> [PROBLEM REQUIREMENTS]
Search the records that follow and extract every line containing the string "this".

> [DATA LINES]
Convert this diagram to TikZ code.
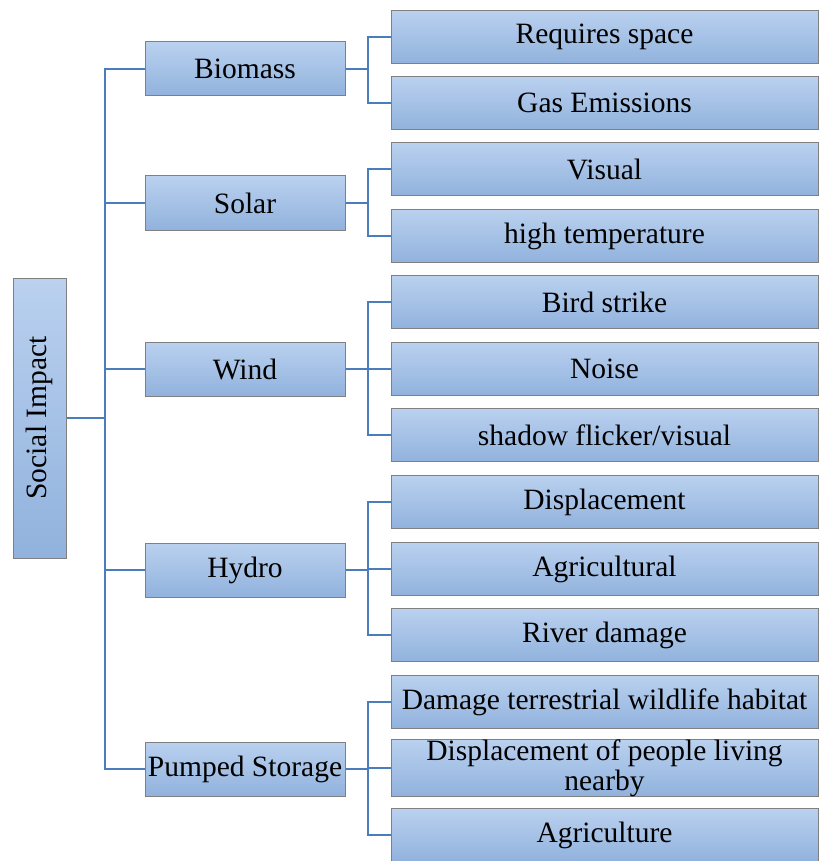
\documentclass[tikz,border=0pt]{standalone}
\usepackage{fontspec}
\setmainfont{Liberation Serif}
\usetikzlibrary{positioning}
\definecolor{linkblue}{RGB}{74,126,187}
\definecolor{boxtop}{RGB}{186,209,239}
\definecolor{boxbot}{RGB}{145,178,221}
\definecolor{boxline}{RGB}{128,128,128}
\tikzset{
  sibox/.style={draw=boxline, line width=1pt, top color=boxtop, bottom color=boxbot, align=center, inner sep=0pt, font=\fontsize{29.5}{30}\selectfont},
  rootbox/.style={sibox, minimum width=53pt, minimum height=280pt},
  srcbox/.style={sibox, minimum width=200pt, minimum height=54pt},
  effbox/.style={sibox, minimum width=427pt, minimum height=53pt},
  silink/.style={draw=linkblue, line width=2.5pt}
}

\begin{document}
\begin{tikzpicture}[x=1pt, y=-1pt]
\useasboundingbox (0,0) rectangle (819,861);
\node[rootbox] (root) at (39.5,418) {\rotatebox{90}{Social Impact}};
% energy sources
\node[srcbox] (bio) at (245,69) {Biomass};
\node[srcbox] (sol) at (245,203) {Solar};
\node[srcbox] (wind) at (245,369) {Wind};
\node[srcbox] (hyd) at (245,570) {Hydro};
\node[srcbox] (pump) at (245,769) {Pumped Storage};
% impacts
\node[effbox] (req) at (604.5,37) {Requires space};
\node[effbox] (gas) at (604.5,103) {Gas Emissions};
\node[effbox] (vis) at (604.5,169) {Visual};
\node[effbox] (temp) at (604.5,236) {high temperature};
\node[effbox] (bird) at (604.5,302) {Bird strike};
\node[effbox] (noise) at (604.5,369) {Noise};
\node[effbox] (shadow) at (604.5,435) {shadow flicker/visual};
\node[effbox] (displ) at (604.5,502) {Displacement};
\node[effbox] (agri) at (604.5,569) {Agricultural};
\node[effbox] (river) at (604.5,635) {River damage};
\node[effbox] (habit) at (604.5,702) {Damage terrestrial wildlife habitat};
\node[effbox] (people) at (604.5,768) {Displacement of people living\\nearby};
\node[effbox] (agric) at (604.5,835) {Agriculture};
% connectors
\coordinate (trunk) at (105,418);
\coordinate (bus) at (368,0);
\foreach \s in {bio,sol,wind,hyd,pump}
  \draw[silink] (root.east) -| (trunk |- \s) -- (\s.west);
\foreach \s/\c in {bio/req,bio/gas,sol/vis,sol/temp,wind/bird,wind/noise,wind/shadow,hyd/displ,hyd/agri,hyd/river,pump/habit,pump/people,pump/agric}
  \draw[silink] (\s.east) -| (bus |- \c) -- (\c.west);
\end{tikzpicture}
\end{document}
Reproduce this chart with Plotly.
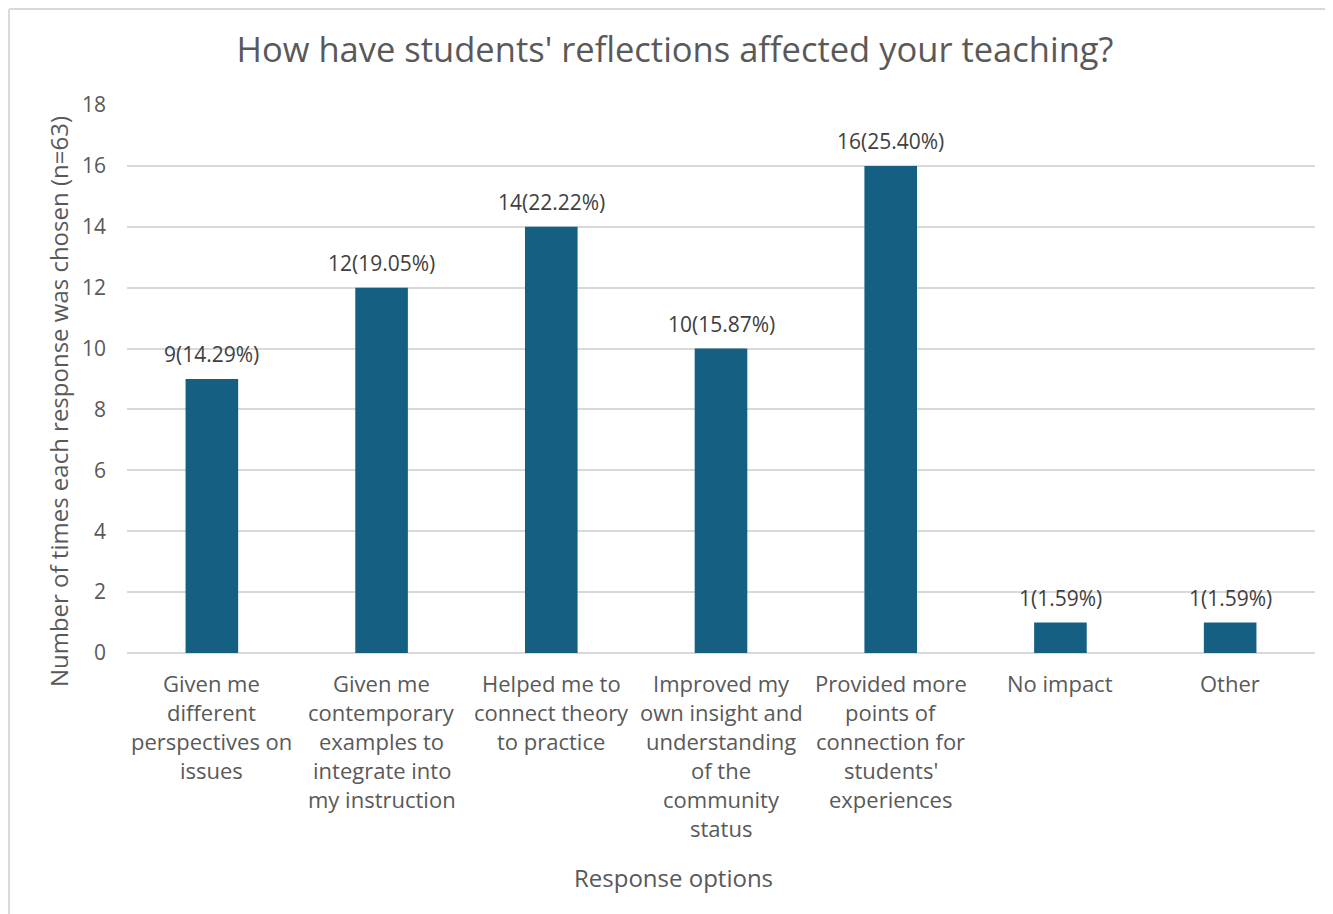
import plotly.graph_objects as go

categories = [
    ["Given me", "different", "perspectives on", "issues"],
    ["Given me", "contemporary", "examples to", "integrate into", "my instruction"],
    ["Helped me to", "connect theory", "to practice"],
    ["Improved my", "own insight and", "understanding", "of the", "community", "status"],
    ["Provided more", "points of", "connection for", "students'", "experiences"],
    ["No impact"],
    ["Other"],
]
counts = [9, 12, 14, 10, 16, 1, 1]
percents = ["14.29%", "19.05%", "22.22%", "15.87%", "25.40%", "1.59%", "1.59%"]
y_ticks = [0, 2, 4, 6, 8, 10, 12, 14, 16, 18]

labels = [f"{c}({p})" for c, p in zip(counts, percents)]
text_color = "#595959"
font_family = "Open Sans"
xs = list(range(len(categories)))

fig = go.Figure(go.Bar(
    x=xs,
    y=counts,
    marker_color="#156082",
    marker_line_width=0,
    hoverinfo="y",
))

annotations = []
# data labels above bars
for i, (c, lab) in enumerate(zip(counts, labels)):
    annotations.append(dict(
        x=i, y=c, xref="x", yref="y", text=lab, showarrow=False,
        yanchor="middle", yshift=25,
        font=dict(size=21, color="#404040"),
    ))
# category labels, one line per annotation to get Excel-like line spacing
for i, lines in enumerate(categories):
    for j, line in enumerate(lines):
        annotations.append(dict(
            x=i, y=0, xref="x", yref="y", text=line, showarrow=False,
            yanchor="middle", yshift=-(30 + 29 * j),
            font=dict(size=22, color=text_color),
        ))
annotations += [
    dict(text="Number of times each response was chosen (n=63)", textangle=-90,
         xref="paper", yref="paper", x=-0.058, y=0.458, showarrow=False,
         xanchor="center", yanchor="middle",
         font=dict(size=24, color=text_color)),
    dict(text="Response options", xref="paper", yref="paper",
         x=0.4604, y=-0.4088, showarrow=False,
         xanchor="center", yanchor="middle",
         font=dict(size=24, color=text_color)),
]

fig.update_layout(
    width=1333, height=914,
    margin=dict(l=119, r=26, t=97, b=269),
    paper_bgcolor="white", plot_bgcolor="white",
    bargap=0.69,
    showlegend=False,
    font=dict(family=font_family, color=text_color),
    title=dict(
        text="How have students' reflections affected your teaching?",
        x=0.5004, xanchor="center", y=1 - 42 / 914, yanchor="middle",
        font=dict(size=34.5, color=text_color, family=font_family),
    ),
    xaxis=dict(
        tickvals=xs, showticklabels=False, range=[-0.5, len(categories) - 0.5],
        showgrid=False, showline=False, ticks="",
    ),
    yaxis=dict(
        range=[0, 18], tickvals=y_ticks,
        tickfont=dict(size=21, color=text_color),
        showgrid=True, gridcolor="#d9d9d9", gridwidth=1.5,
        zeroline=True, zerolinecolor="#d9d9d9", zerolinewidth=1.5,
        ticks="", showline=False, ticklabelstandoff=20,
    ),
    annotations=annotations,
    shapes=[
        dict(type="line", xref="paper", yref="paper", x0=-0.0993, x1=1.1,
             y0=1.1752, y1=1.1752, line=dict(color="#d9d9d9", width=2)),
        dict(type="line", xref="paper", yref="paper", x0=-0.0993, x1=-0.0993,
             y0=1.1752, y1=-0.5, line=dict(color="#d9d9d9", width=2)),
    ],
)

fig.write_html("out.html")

> [ANSWER IN FULL]
Convert this diagram to TikZ code.
Reproduce this chart with Plotly.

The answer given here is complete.